Both are small. Both skip the 120-person production. So what actually separates a micro wedding from an elopement, and which one is yours?
The honest answer: one of them is still an event, and the other isn’t. That single difference drives everything else, from cost and planning effort to how the day feels from inside. This guide lays out the real distinctions without pretending one is the upgrade, and ends with the question that usually decides it.
The definitions, without fog
An elopement is built around the two of you. Zero guests, or a small handful who witness rather than attend. No seating plan, no run sheet, no hosting duties. The day bends entirely around light, landscape and what you feel like doing.
A micro wedding is a real wedding in miniature, with roughly ten to thirty guests. There’s a ceremony with chairs, a dinner with places, often toasts and a little dancing. Everything a wedding has, except the crowd.
You’ll also meet the word “minimony”, a tiny ceremony-only gathering, often paired with a bigger party later. Useful term, same logic: the more hosting, the further from an elopement you are.
The differences that actually matter
| Elopement | Micro wedding | |
|---|---|---|
| Guests | 0 to a handful | ~10–30 |
| You spend the day | With each other | Hosting, gently |
| Venue | Any landscape you can reach | Somewhere that seats a group |
| Schedule | Follows the light | Follows the dinner |
| Planning load | Light | A real event, scaled down |
| Typical Europe cost | Follows your vision, lean to lavish | Often €10,000–€25,000+, scales with hosting |
| Grandparents | Usually not present | Can be front row |
That last row is not a joke. In every planning forum thread on this choice, the deciding factor is almost never décor or money. It’s whether certain people need to see it happen.

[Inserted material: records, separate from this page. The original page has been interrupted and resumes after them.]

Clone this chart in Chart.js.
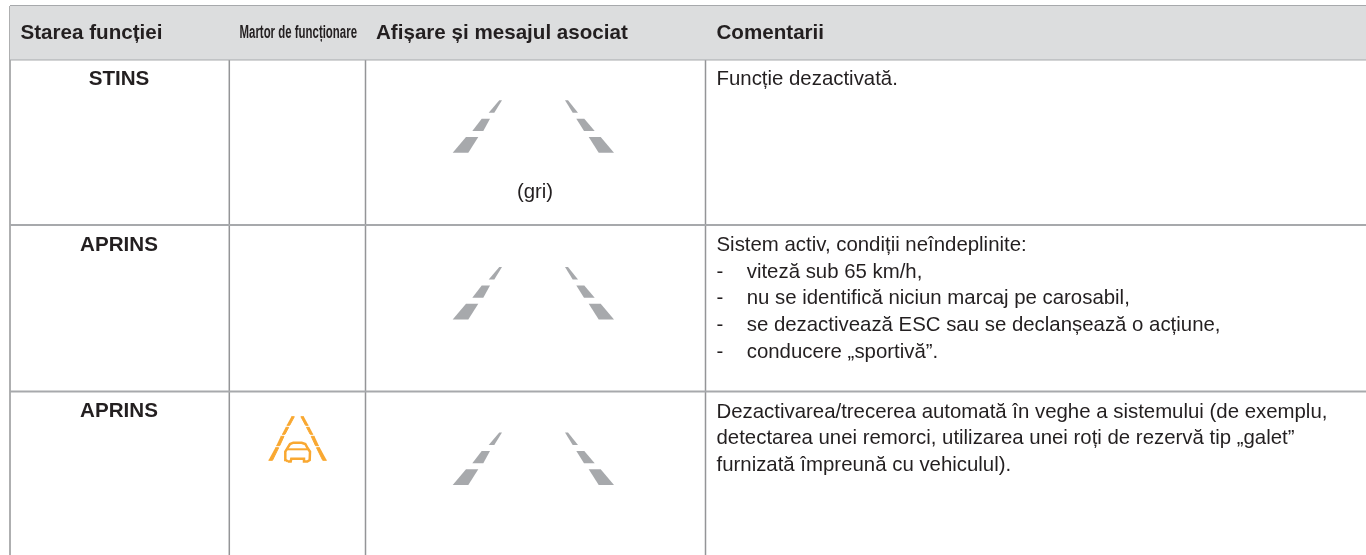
<!DOCTYPE html>
<html lang="ro">
<head>
<meta charset="utf-8">
<title>Starea funcției</title>
<script src="https://cdn.jsdelivr.net/npm/chart.js@4/dist/chart.umd.min.js"></script>
<style>
    html, body { margin: 0; padding: 0; background: #fff; overflow: hidden; }
    canvas { display: block; }
</style>
</head>
<body>
<canvas id="tableChart" width="1366" height="555"></canvas>
<script>
// Table content
const headers = ['Starea funcției', 'Martor de funcționare', 'Afișare și mesajul asociat', 'Comentarii'];
const states = ['STINS', 'APRINS', 'APRINS'];
const displayNote = '(gri)';
const comments = [
    ['Funcție dezactivată.'],
    ['Sistem activ, condiții neîndeplinite:'],
    ['Dezactivarea/trecerea automată în veghe a sistemului (de exemplu,',
     'detectarea unei remorci, utilizarea unei roți de rezervă tip „galet”',
     'furnizată împreună cu vehiculul).']
];
const bulletLines = ['viteză sub 65 km/h,', 'nu se identifică niciun marcaj pe carosabil,',
    'se dezactivează ESC sau se declanșează o acțiune,', 'conducere „sportivă”.'];

// Table frame, in picture units
const columnEdges = [10, 229.3, 365.5, 705.5, 1366];
const rowEdges = [6, 59.5, 225, 391.5, 555];
const stateBaselines = [85, 251, 417];
const commentBaselines = [85, 251, 417.5];

// Lane marking, first row; the other rows repeat it lower down
const laneRowOffsets = [0, 166.7, 332.3];
const laneDashes = [
    [[452.7, 152.7], [468.3, 152.7], [478.3, 137], [466, 137]],
    [[472.3, 131], [483.3, 131], [490, 118.7], [481.7, 118.7]],
    [[488.7, 112.7], [494.3, 112.7], [502, 100.3], [499.3, 100.3]],
    [[565, 100.3], [568, 100.3], [578, 112.7], [572.7, 112.7]],
    [[576.3, 118.7], [584.3, 118.7], [594.7, 131], [584, 131]],
    [[588.7, 137], [600.7, 137], [614, 152.7], [598.7, 152.7]]
];

// Warning lamp in the third row
const lampDashes = [
    [[268.5, 460.3], [272.5, 460.3], [278.7, 447.7], [275.3, 447.7]],
    [[276.3, 445.7], [279.7, 445.7], [284, 436.3], [280.7, 436.3]],
    [[282, 434.3], [285, 434.3], [288.7, 427.3], [285.7, 427.3]],
    [[286.7, 425.3], [289.7, 425.3], [294.3, 416.7], [291.3, 416.7]],
    [[326.7, 460.3], [322.7, 460.3], [316.5, 447.7], [319.9, 447.7]],
    [[318.9, 445.7], [315.5, 445.7], [311.2, 436.3], [314.5, 436.3]],
    [[313.2, 434.3], [310.2, 434.3], [306.5, 427.3], [309.5, 427.3]],
    [[308.5, 425.3], [305.5, 425.3], [300.9, 416.7], [303.9, 416.7]]
];
const carOutline = [[288, 461.5], [285.7, 460], [285.3, 451.7], [287.3, 448.3], [290, 444], [293.3, 442.7],
    [301.7, 442.7], [305.3, 444], [307.7, 448.3], [310, 451.7], [309.7, 460], [307.3, 461.5], [304.7, 461.5],
    [304, 458.7], [291.3, 458.7], [290.7, 461.5], [288, 461.5]];
const carWindow = [[287.3, 449.3], [307.7, 449.3]];

const ROW_LINE = '#a7a9ac';
const COL_LINE = '#949597';
const TEXT = '#231f20';
const GREY = '#a7a9ac';
const ORANGE = '#f9a831';

const toPoints = list => list.map(p => ({ x: p[0], y: p[1] }));

function shape(points, color, edge) {
    return { data: toPoints(points), showLine: true, fill: 'shape', backgroundColor: color,
        borderColor: color, borderWidth: edge || 0, pointRadius: 0, tension: 0 };
}
function stroke(points, color, width) {
    return { data: toPoints(points), showLine: true, fill: false, borderColor: color,
        borderWidth: width, pointRadius: 0, tension: 0 };
}

const datasets = [];
// header band
datasets.push(shape([[columnEdges[0], rowEdges[0]], [columnEdges[4], rowEdges[0]],
    [columnEdges[4], rowEdges[1]], [columnEdges[0], rowEdges[1]]], '#dcddde'));
// rules
rowEdges.slice(0, 4).forEach(y => datasets.push(stroke([[columnEdges[0], y], [columnEdges[4], y]], ROW_LINE, 2)));
columnEdges.slice(0, 4).forEach(x => datasets.push(stroke([[x, rowEdges[0]], [x, rowEdges[4]]], COL_LINE, 1.5)));
// lanes
laneRowOffsets.forEach(off => laneDashes.forEach(d =>
    datasets.push(shape(d.map(p => [p[0], p[1] + off]), GREY))));
// lamp
lampDashes.forEach(d => datasets.push(shape(d, ORANGE, 1)));
datasets.push(stroke(carOutline, ORANGE, 2.5));
datasets.push(stroke(carWindow, ORANGE, 2));

// Text goes through the same scales as the marks
const tableText = {
    id: 'tableText',
    afterDatasetsDraw(chart) {
        const { ctx, scales: { x, y } } = chart;
        const put = (str, px, py, font, align, maxWidth) => {
            ctx.font = font;
            ctx.textAlign = align || 'left';
            if (maxWidth) ctx.fillText(str, x.getPixelForValue(px), y.getPixelForValue(py), maxWidth);
            else ctx.fillText(str, x.getPixelForValue(px), y.getPixelForValue(py));
        };
        const body = '20.4px "Liberation Sans", Arial, sans-serif';
        const bold = 'bold 20.6px "Liberation Sans", Arial, sans-serif';
        ctx.save();
        ctx.fillStyle = TEXT;
        ctx.textBaseline = 'alphabetic';

        put(headers[0], 20.5, 38.5, bold);
        put(headers[1], 239.5, 38, 'bold 18px "Liberation Sans", Arial, sans-serif', 'left', 117.5);
        put(headers[2], 376, 38.5, bold);
        put(headers[3], 716.5, 38.5, bold);

        states.forEach((s, i) => put(s, 119, stateBaselines[i], bold, 'center'));
        put(displayNote, 535, 197.5, body, 'center');

        comments.forEach((lines, i) => lines.forEach((l, j) =>
            put(l, 716.5, commentBaselines[i] + j * 26.5, body)));
        bulletLines.forEach((l, j) => {
            put('-', 716.5, 277.7 + j * 26.6, body);
            put(l, 746.7, 277.7 + j * 26.6, body);
        });
        ctx.restore();
    }
};

new Chart(document.getElementById('tableChart').getContext('2d'), {
    type: 'scatter',
    data: { datasets: datasets },
    options: {
        responsive: false,
        animation: false,
        layout: { padding: 0 },
        scales: {
            x: { type: 'linear', display: false, min: 0, max: 1366 },
            y: { type: 'linear', display: false, min: 0, max: 555, reverse: true }
        },
        plugins: { legend: { display: false }, tooltip: { enabled: false }, title: { display: false } }
    },
    plugins: [tableText]
});
</script>
</body>
</html>
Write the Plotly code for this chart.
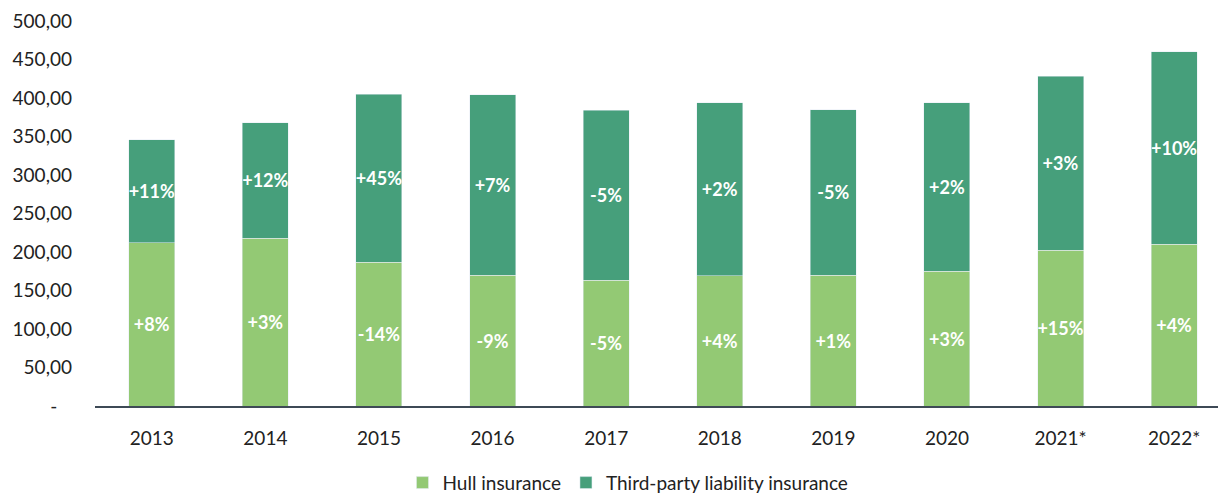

What a micro wedding gives you
Witnesses, mainly, and that’s not small. Vows spoken in front of your parents land differently than vows reported to them afterwards. A micro wedding keeps that, along with dinner-table laughter and the photos where four generations stand in one frame.
It also keeps some event machinery. Somebody must plan a group meal, seat people, schedule the day around the slowest member of the party. It’s a fraction of a full wedding’s load, but it’s hosting, and on the day a part of your attention will belong to the room.
What an elopement gives you
The freedom is concrete. A ceremony at sunrise on a ridge no group could reach. The option to move everything a day when the forecast turns. A schedule with nothing in it but the two of you and the light.
The trade is equally concrete: nobody watches you marry. For some couples that thought is pure relief, and for others it’s a quiet loss. Both reactions are information. The full comparison against a traditional wedding, including costs and the family question, is in elopement vs wedding.
The middle of the middle
Plenty of couples land between the two labels, and that’s fine. A ceremony alone on the cliffs at golden hour, then dinner in town with six people that evening. An elopement with your two best friends as witnesses. A finca weekend where ten people share a house but the vows happen on a hilltop with no chairs at all.
The labels are for blog posts like this one. Real days can be built to order. In Europe, the landscape does half the design work anyway, as the planning guide shows.
How to decide
Run the ceremony test. Close your eyes and picture the exact minute of your vows. Now add twenty seated people to the picture.
Did the image get warmer, or did your shoulders tense? That reflex is more honest than any pro-and-con list. If it warmed, plan a micro wedding and enjoy every chair. If it tensed, elope, and give your people a wonderful dinner party when you’re home.
Still unsure what the small option even involves? Start with what an elopement wedding actually is, and what the numbers look like.
Small is the decision
Whichever side of the line you land on, you’ve already made the brave choice: a day scaled to the people it’s about. I photograph both, from two people on a ridge to small weddings with the grandparents in the front row.
Tell me what you’re picturing and we’ll work out together which one fits.
Frequently asked questions
01 What does a micro wedding mean?
A micro wedding is a complete wedding, ceremony, dinner, sometimes dancing, scaled down to roughly ten to thirty guests. It keeps the structure of a wedding while shrinking the audience.
02 How many guests make it an elopement vs a micro wedding?
There's no official line, but a useful one: up to a handful of people who simply witness, it's an elopement. Once you're hosting a planned group with dinner and a schedule, usually ten or more, it's a micro wedding.
03 Is a micro wedding cheaper than a full wedding?
Usually, since you're feeding twenty people instead of a hundred. Industry figures put most micro weddings between roughly €10,000 and €25,000, depending on venue, country and how much you host. Guests conventionally cover their own travel and stay.
04 Should I elope or have a small wedding?
Picture your ceremony. If the people watching make it better, choose the micro wedding. If you'd be freer and more yourself without an audience, elope, and celebrate with everyone afterwards.
05 Can a micro wedding happen outdoors like an elopement?
Yes, with limits. A small group can still gather at a viewpoint, a finca garden or a mountain meadow, as long as access works for your least mobile guest. That's the planning difference: you choose places for the group, not just for two.